-- START --

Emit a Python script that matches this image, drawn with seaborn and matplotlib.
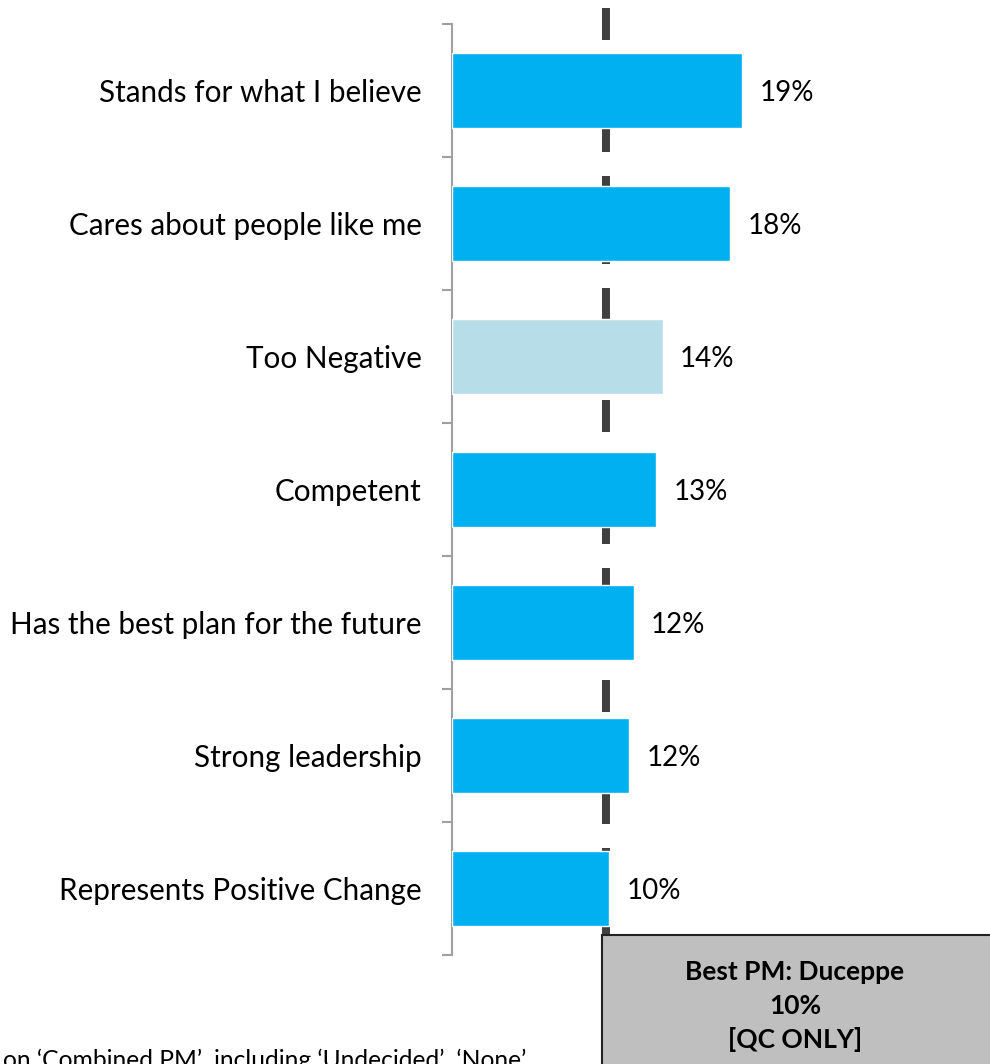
import matplotlib
matplotlib.use("Agg")
import matplotlib.pyplot as plt
import seaborn as sns
import pandas as pd
from matplotlib.patches import Rectangle

categories = ["Stands for what I believe", "Cares about people like me", "Too Negative",
              "Competent", "Has the best plan for the future", "Strong leadership",
              "Represents Positive Change"]
values = [19.0, 18.2, 13.8, 13.4, 11.9, 11.6, 10.3]
labels = ["19%", "18%", "14%", "13%", "12%", "12%", "10%"]
bar_colors = ["#00B0F0", "#00B0F0", "#B7DEE8", "#00B0F0", "#00B0F0", "#00B0F0", "#00B0F0"]
reference_value = 10.1
box_lines = ["Best PM: Duceppe", "10%", "[QC ONLY]"]
footer = "on \u2018Combined PM\u2019, including \u2018Undecided\u2019, \u2018None\u2019"

sns.set_theme(style="white")
plt.rcParams['font.family'] = ['Lato', 'DejaVu Sans']

W, H = 990, 1064
fig = plt.figure(figsize=(W / 100, H / 100), dpi=100)
ax_left, ax_top, ax_bottom = 452, 24, 955
ax = fig.add_axes([ax_left / W, (H - ax_bottom) / H, (W - ax_left) / W, (ax_bottom - ax_top) / H])

df = pd.DataFrame({"cat": categories, "val": values})
sns.barplot(data=df, x="val", y="cat", hue="cat", palette=bar_colors, legend=False,
            orient="h", width=0.565, ax=ax, saturation=1, zorder=3)

ax.set_xlim(0, (W - ax_left) / 15.26)
ax.set_ylim(len(categories) - 0.5, -0.5)

# dashed reference line
ax.plot([reference_value, reference_value], [-0.62, 7.3], color="#404040", lw=5.76,
        linestyle=(0, (4, 3)), solid_capstyle="butt", dash_capstyle="butt",
        clip_on=False, zorder=1)

for i, (v, lab) in enumerate(zip(values, labels)):
    ax.text(v + 1.15, i, lab, va="center_baseline", ha="left", fontsize=20, color="#000000")

for s in ["top", "right", "bottom"]:
    ax.spines[s].set_visible(False)
ax.spines["left"].set_color("#A0A0A0")
ax.spines["left"].set_linewidth(1.5)
ax.set_xticks([])
ax.set_xlabel("")
ax.set_ylabel("")
ax.set_yticks(range(len(categories)))
ax.set_yticklabels(categories, fontsize=21.3, color="#000000")
ax.set_yticks([i - 0.5 for i in range(len(categories) + 1)], minor=True)
ax.tick_params(axis="y", which="major", length=0, pad=22)
ax.tick_params(axis="y", which="minor", length=7, width=1.5, color="#A0A0A0", left=True)

# annotation box
box_x, box_top = 602, 935
fig.patches.append(Rectangle((box_x / W, -0.05), 0.6, (H - box_top) / H + 0.05,
                             transform=fig.transFigure, facecolor="#BFBFBF",
                             edgecolor="#222222", linewidth=1.5, zorder=5))
for k, line in enumerate(box_lines):
    fig.text(795 / W, (H - (970 + 34 * k)) / H, line, ha="center", va="center_baseline",
             fontsize=19, fontweight="bold", color="#000000", zorder=6)

fig.text(526 / W, (H - 1049) / H, footer, ha="right", va="top", fontsize=17.7, color="#000000")

fig.savefig("out.png", dpi=100)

-- END --

(What needs to be done):
Begin at the first line of the data above and repeat each line exactly, stopping after the line containing "plt.rcParams['font.family'] = ['Lato', 'DejaVu". Omit the pictures.

(Full response):
Emit a Python script that matches this image, drawn with seaborn and matplotlib.
import matplotlib
matplotlib.use("Agg")
import matplotlib.pyplot as plt
import seaborn as sns
import pandas as pd
from matplotlib.patches import Rectangle

categories = ["Stands for what I believe", "Cares about people like me", "Too Negative",
              "Competent", "Has the best plan for the future", "Strong leadership",
              "Represents Positive Change"]
values = [19.0, 18.2, 13.8, 13.4, 11.9, 11.6, 10.3]
labels = ["19%", "18%", "14%", "13%", "12%", "12%", "10%"]
bar_colors = ["#00B0F0", "#00B0F0", "#B7DEE8", "#00B0F0", "#00B0F0", "#00B0F0", "#00B0F0"]
reference_value = 10.1
box_lines = ["Best PM: Duceppe", "10%", "[QC ONLY]"]
footer = "on \u2018Combined PM\u2019, including \u2018Undecided\u2019, \u2018None\u2019"

sns.set_theme(style="white")
plt.rcParams['font.family'] = ['Lato', 'DejaVu Sans']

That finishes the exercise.